Any other paradigm is going to be a niche at best, likely outright fail.
The batch daily log processor jobs will last longer than Fortran. Longer than Cobol. Longer than earth itself.
there are a number of interesting innovations in streaming systems that followed, mostly around reducing latency, reducing batch size, and failure strategies.
even hadoop could be hard to debug when hitting a performance ceiling for challenging workloads. the streaming systems took this even further, spark being notorious for fiddle with knobs and pray the next job doesn’t fail after a few hours, again.
i played around with the thinnest possible distributed data stack a while back[1][2]. i wanted to understand the performance ceiling for different workloads without all the impenetrable layers of software bureaucracy. turns out modern network and cpu are really fast when you stop adding random layers like lasagna.
i think the future of data, for serious workloads, is gonna be bespoke. the primitives are just too good now, and the tradeoff for understandability is often worth the cost.

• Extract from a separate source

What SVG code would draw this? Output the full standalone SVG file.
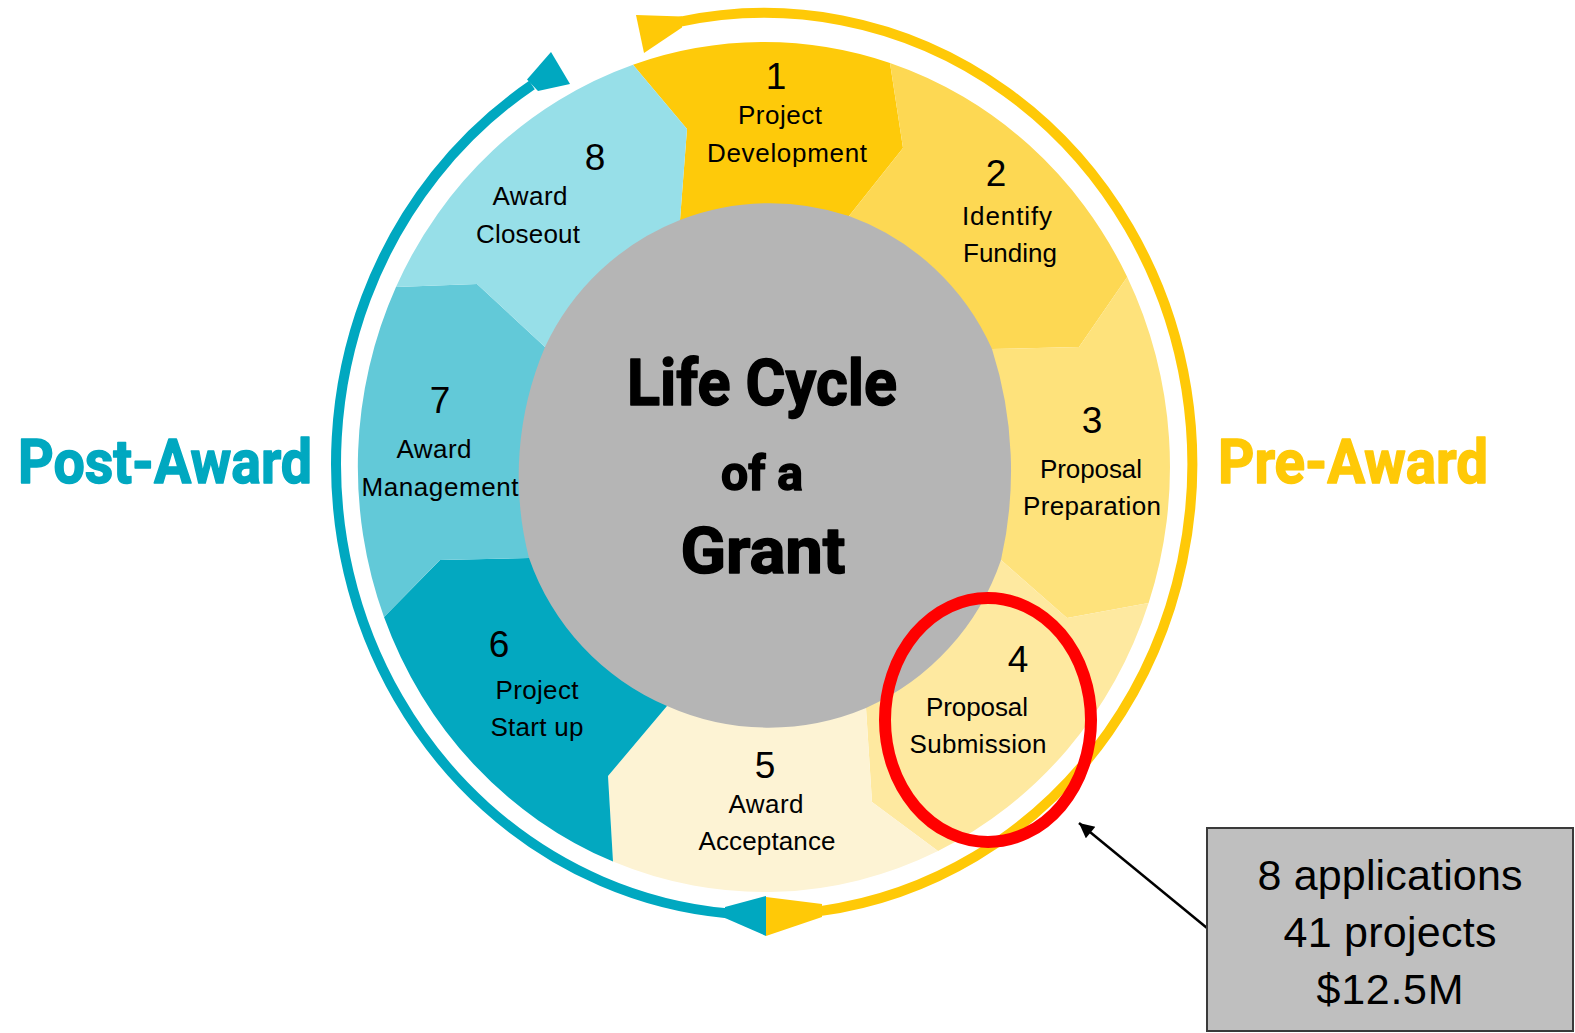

Its definitely not a dead concept, I guess its not sexy to talk about though.
I think because it looked sorta like an automatic dictionary to multi-thread converter it became popular. But its pretty useless unless you know how to split up and process your data.
basically, if you can cut your data up into a queue, you can MapReduce. But, most pipelines are more complex than that, so you probably need a proper DAG with dependencies.